» RECORDED DATA:
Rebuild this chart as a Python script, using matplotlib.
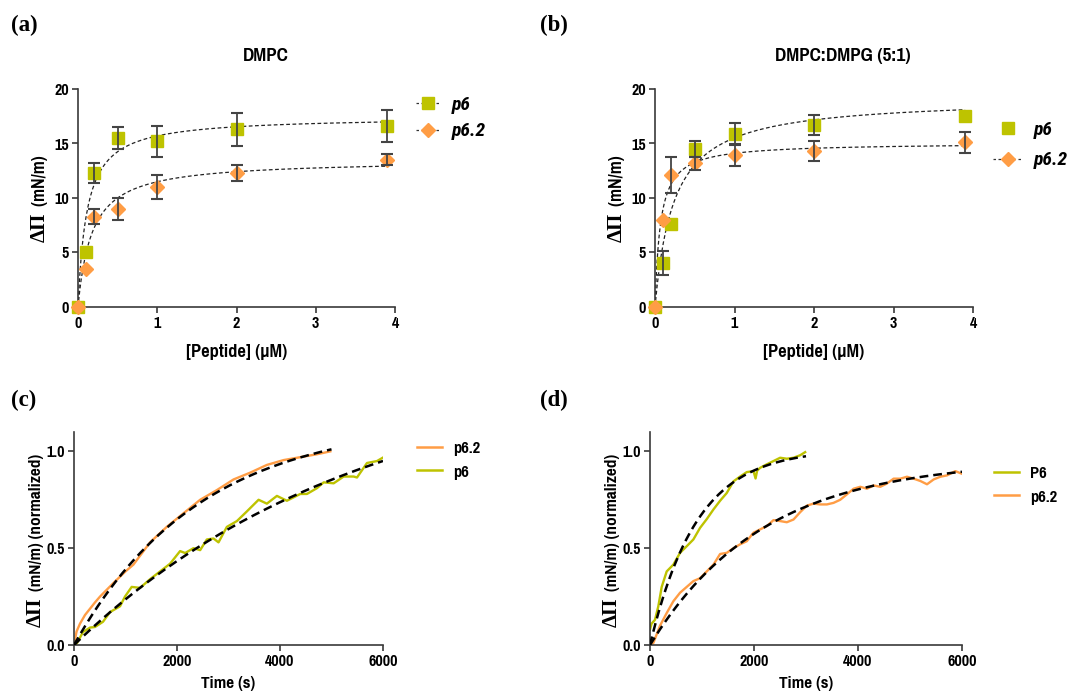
import numpy as np
import matplotlib
matplotlib.use('Agg')
import matplotlib.pyplot as plt
from matplotlib.lines import Line2D
from matplotlib import font_manager as fm

WMAP = {'bold': 700, 'heavy': 800, 'black': 900, 'extra bold': 800, 'semibold': 600, 'demibold': 600}


def has_bold(name, style='normal'):
    for f in fm.fontManager.ttflist:
        if f.name == name and f.style == style:
            w = f.weight if isinstance(f.weight, int) else WMAP.get(str(f.weight), 400)
            if w >= 700:
                return True
    return False


# Arial Narrow look-alikes
SANS = next((n for n in ['Pragati Narrow', 'Archivo Narrow', 'PT Sans Narrow', 'Arimo', 'Liberation Sans']
             if has_bold(n)), 'DejaVu Sans')
ITAL = next((n for n in ['Archivo Narrow', 'Roboto Condensed', 'Fira Sans Condensed', 'IBM Plex Sans Condensed',
                         'Asap Condensed', 'Arimo', 'Liberation Sans'] if has_bold(n, 'italic')), SANS)

plt.rcParams['font.family'] = [SANS, 'DejaVu Sans']
plt.rcParams['font.weight'] = 'bold'

GREEN = '#bec300'
ORANGE = '#ff9d45'

# binding isotherms (a) DMPC, (b) DMPC:DMPG
conc = [0, 0.1, 0.2, 0.5, 1, 2, 3.9]
a_p6 = [0, 5.0, 12.3, 15.5, 15.2, 16.3, 16.6]
a_p6_err = [0, 0, 0.9, 1.0, 1.45, 1.5, 1.5]
a_p62 = [0, 3.5, 8.3, 9.0, 11.0, 12.3, 13.5]
a_p62_err = [0, 0, 0.72, 1.0, 1.1, 0.7, 0.5]
b_p6 = [0, 4.0, 7.6, 14.5, 15.9, 16.7, 17.5]
b_p6_err = [0, 1.1, 0, 0.7, 0.95, 0.9, 0]
b_p62 = [0, 8.0, 12.1, 13.2, 13.9, 14.3, 15.1]
b_p62_err = [0, 0, 1.65, 0.6, 1.0, 0.9, 0.95]
# hyperbolic fits (Bmax, Kd)
a_fit_p6 = (17.47, 0.113)
a_fit_p62 = (13.5, 0.175)
b_fit_p6 = (19.2, 0.237)
b_fit_p62 = (15.06, 0.068)

# kinetics (c) DMPC, (d) DMPC:DMPG
c_p62_t = [0, 50, 116, 214, 408, 505, 765, 1000, 1153, 1477, 1801, 2125, 2450, 2774, 3098, 3421, 3745, 4070, 4394, 4718, 4977]
c_p62_y = [0, 0.07, 0.11, 0.155, 0.22, 0.25, 0.32, 0.38, 0.415, 0.53, 0.61, 0.68, 0.75, 0.80, 0.855, 0.89, 0.93, 0.955, 0.97, 0.985, 1.0]
c_p6_t = [0, 58, 175, 311, 408, 563, 700, 894, 990, 1120, 1283, 1477, 1672, 1866, 2060, 2158, 2320, 2450, 2579, 2709,
          2806, 2968, 3163, 3357, 3584, 3745, 3940, 4134, 4394, 4523, 4718, 4848, 5042, 5236, 5430, 5495, 5689, 5883, 6013]
c_p6_y = [0, 0.01, 0.067, 0.09, 0.093, 0.12, 0.17, 0.2, 0.25, 0.30, 0.295, 0.34, 0.38, 0.42, 0.485, 0.475, 0.50, 0.49, 0.545, 0.55,
          0.53, 0.61, 0.64, 0.69, 0.75, 0.73, 0.77, 0.745, 0.78, 0.78, 0.81, 0.84, 0.835, 0.87, 0.87, 0.865, 0.94, 0.95, 0.97]
d_p6_t = [0, 30, 96, 160, 225, 321, 449, 578, 706, 834, 963, 1091, 1220, 1348, 1476, 1605, 1733, 1861, 1990, 2030,
          2060, 2118, 2246, 2375, 2503, 2631, 2760, 2888, 2984]
d_p6_y = [0.08, 0.11, 0.13, 0.2, 0.30, 0.38, 0.415, 0.476, 0.51, 0.545, 0.605, 0.65, 0.70, 0.745, 0.785, 0.845, 0.87, 0.893, 0.898, 0.86,
          0.9, 0.915, 0.933, 0.95, 0.967, 0.962, 0.967, 0.98, 0.996]
d_p62_t = [0, 64, 193, 321, 449, 578, 706, 834, 963, 1091, 1220, 1348, 1476, 1605, 1733, 1861, 1990, 2118, 2246, 2375,
           2503, 2631, 2760, 2888, 3017, 3145, 3273, 3402, 3530, 3658, 3787, 3915, 4044, 4172, 4300, 4429, 4557, 4685, 4814, 4942,
           5070, 5199, 5327, 5455, 5584, 5712, 5872, 6000]
d_p62_y = [0, 0.01, 0.1, 0.165, 0.226, 0.27, 0.30, 0.33, 0.345, 0.38, 0.415, 0.47, 0.476, 0.50, 0.52, 0.536, 0.58, 0.597, 0.614, 0.645,
           0.64, 0.634, 0.648, 0.686, 0.72, 0.73, 0.726, 0.726, 0.734, 0.75, 0.778, 0.807, 0.817, 0.807, 0.824, 0.817, 0.834, 0.859, 0.859, 0.869,
           0.859, 0.847, 0.83, 0.855, 0.869, 0.876, 0.898, 0.884]
# one-phase association fits (Ymax, k) and end time
c_fit_p62 = (1.16, 4.1e-4, 5000)
c_fit_p6 = (1.45, 1.776e-4, 6000)
d_fit_p6 = (1.011, 1.11e-3, 3000)
d_fit_p62 = (0.955, 4.6e-4, 6000)

W, H = 1076, 699
fig = plt.figure(figsize=(W / 100, H / 100), dpi=100)


def px_axes(x0, x1, y0, y1):
    # pixel box -> axes
    return fig.add_axes([x0 / W, 1 - y1 / H, (x1 - x0) / W, (y1 - y0) / H])


def style(ax):
    for s in ['top', 'right']:
        ax.spines[s].set_visible(False)
    for s in ['left', 'bottom']:
        ax.spines[s].set_linewidth(1.2)
        ax.spines[s].set_color('#3a3a3a')
    ax.tick_params(direction='out', length=4, width=1.2, color='#3a3a3a', labelsize=12.5, pad=2.5)
    for lab in ax.get_xticklabels() + ax.get_yticklabels():
        lab.set_fontweight('bold')


def ylab(x_px, y_px, rest, rest_size):
    fig.text(x_px / W, 1 - y_px / H, 'ΔΠ', rotation=90, rotation_mode='anchor', ha='right', va='center',
             fontsize=15, family='Liberation Serif', weight='bold')
    fig.text(x_px / W, 1 - (y_px - 3) / H, rest, rotation=90, rotation_mode='anchor', ha='left', va='center',
             fontsize=rest_size, weight='bold')


def binding(ax, p6, p6e, p62, p62e, fit6, fit62):
    xs = np.linspace(0, conc[-1], 300)
    ax.plot(xs, fit6[0] * xs / (fit6[1] + xs), ls=(0, (3, 2)), color='#222222', lw=0.9, zorder=2)
    ax.plot(xs, fit62[0] * xs / (fit62[1] + xs), ls=(0, (3, 2)), color='#222222', lw=0.9, zorder=2)
    ax.plot(conc, p6, 's', color=GREEN, ms=8.2, mec=GREEN, zorder=3, clip_on=False)
    ax.plot(conc, p62, 'D', color=ORANGE, ms=7.5, mec=ORANGE, zorder=3, clip_on=False)
    for y, e in [(p6, p6e), (p62, p62e)]:
        xe = [c for c, v in zip(conc, e) if v > 0]
        ye = [a for a, v in zip(y, e) if v > 0]
        ee = [v for v in e if v > 0]
        ax.errorbar(xe, ye, yerr=ee, fmt='none', ecolor='#444444', elinewidth=1.3, capsize=4.5, capthick=1.5, zorder=4)
    ax.set_xlim(0, 4)
    ax.set_ylim(0, 20)
    ax.set_xticks([0, 1, 2, 3, 4])
    ax.set_yticks([0, 5, 10, 15, 20])
    ax.set_xlabel('[Peptide] (μM)', fontsize=14.5, fontweight='bold', labelpad=9)
    style(ax)


leg_kw = dict(bbox_transform=fig.transFigure, frameon=False, borderpad=0, borderaxespad=0, loc='center left')
ital = {'size': 14, 'weight': 'bold', 'style': 'italic', 'family': ITAL}

# (a)
ax_a = px_axes(78, 395, 89, 307)
binding(ax_a, a_p6, a_p6_err, a_p62, a_p62_err, a_fit_p6, a_fit_p62)
ylab(40, 213, ' (mN/m)', 14)
fig.text(266 / W, 1 - 56 / H, 'DMPC', ha='center', va='center', fontsize=15, weight='bold')
h_a = [Line2D([], [], ls=(0, (2, 2)), color='#333333', lw=0.9, marker='s', ms=8.2, mfc=GREEN, mec=GREEN),
       Line2D([], [], ls=(0, (2, 2)), color='#333333', lw=0.9, marker='D', ms=7.5, mfc=ORANGE, mec=ORANGE)]
ax_a.legend(h_a, ['p6', 'p6.2'], bbox_to_anchor=(416 / W, 1 - 118 / H), handlelength=1.25, handletextpad=0.6,
            labelspacing=0.45, prop=ital, **leg_kw)

# (b)
ax_b = px_axes(655, 973, 89, 307)
binding(ax_b, b_p6, b_p6_err, b_p62, b_p62_err, b_fit_p6, b_fit_p62)
ylab(617, 213, ' (mN/m)', 14)
fig.text(843 / W, 1 - 56 / H, 'DMPC:DMPG (5:1)', ha='center', va='center', fontsize=15, weight='bold')
h_b = [Line2D([], [], ls='none', marker='s', ms=8.2, mfc=GREEN, mec=GREEN),
       Line2D([], [], ls=(0, (2, 2)), color='#333333', lw=0.9, marker='D', ms=7.5, mfc=ORANGE, mec=ORANGE)]
ax_b.legend(h_b, ['p6', 'p6.2'], bbox_to_anchor=(993 / W, 1 - 145 / H), handlelength=1.5, handletextpad=0.6,
            labelspacing=0.65, prop=ital, **leg_kw)


def kinetics(ax, series, fits):
    for (t, y, col) in series:
        ax.plot(t, y, color=col, lw=1.7, zorder=2)
    for (ym, kk, tend) in fits:
        ts = np.linspace(0, tend, 300)
        ax.plot(ts, ym * (1 - np.exp(-kk * ts)), ls=(0, (3.5, 2)), color='black', lw=1.8, zorder=3)
    ax.set_xlim(0, 6000)
    ax.set_ylim(0, 1.1)
    ax.set_xticks([0, 2000, 4000, 6000])
    ax.set_yticks([0, 0.5, 1.0])
    ax.set_yticklabels(['0.0', '0.5', '1.0'])
    ax.set_xlabel('Time (s)', fontsize=13.5, fontweight='bold', labelpad=5)
    style(ax)
    return [Line2D([], [], color=c, lw=1.8) for (_, _, c) in series]


norm = {'size': 13, 'weight': 'bold'}

# (c)
ax_c = px_axes(74, 383, 432, 645)
hs = kinetics(ax_c, [(c_p62_t, c_p62_y, ORANGE), (c_p6_t, c_p6_y, GREEN)], [c_fit_p62, c_fit_p6])
ax_c.legend(hs, ['p6.2', 'p6'], bbox_to_anchor=(417 / W, 1 - 460 / H), handlelength=1.4, handletextpad=0.6,
            labelspacing=0.45, prop=norm, **leg_kw)
ylab(36, 598, ' (mN/m) (normalized)', 13.5)

# (d)
ax_d = px_axes(650, 962, 432, 645)
hs = kinetics(ax_d, [(d_p6_t, d_p6_y, GREEN), (d_p62_t, d_p62_y, ORANGE)], [d_fit_p6, d_fit_p62])
ax_d.legend(hs, ['P6', 'p6.2'], bbox_to_anchor=(994 / W, 1 - 485 / H), handlelength=1.4, handletextpad=0.6,
            labelspacing=0.45, prop=norm, **leg_kw)
ylab(612, 598, ' (mN/m) (normalized)', 13.5)

# panel letters
for lab, x, y in [('(a)', 11, 25), ('(b)', 540, 25), ('(c)', 11, 400), ('(d)', 540, 400)]:
    fig.text(x / W, 1 - y / H, lab, ha='left', va='center', fontsize=16.5, family='Liberation Serif', weight='bold')

fig.savefig('out.png', dpi=100)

» SHORT TASK:
Extract the lines exactly, please: the first line of the listing, the line with "from matplotlib import font_manager as fm", and every line between them, but no pictures.

» FINISHED EXERCISE:
Rebuild this chart as a Python script, using matplotlib.
import numpy as np
import matplotlib
matplotlib.use('Agg')
import matplotlib.pyplot as plt
from matplotlib.lines import Line2D
from matplotlib import font_manager as fm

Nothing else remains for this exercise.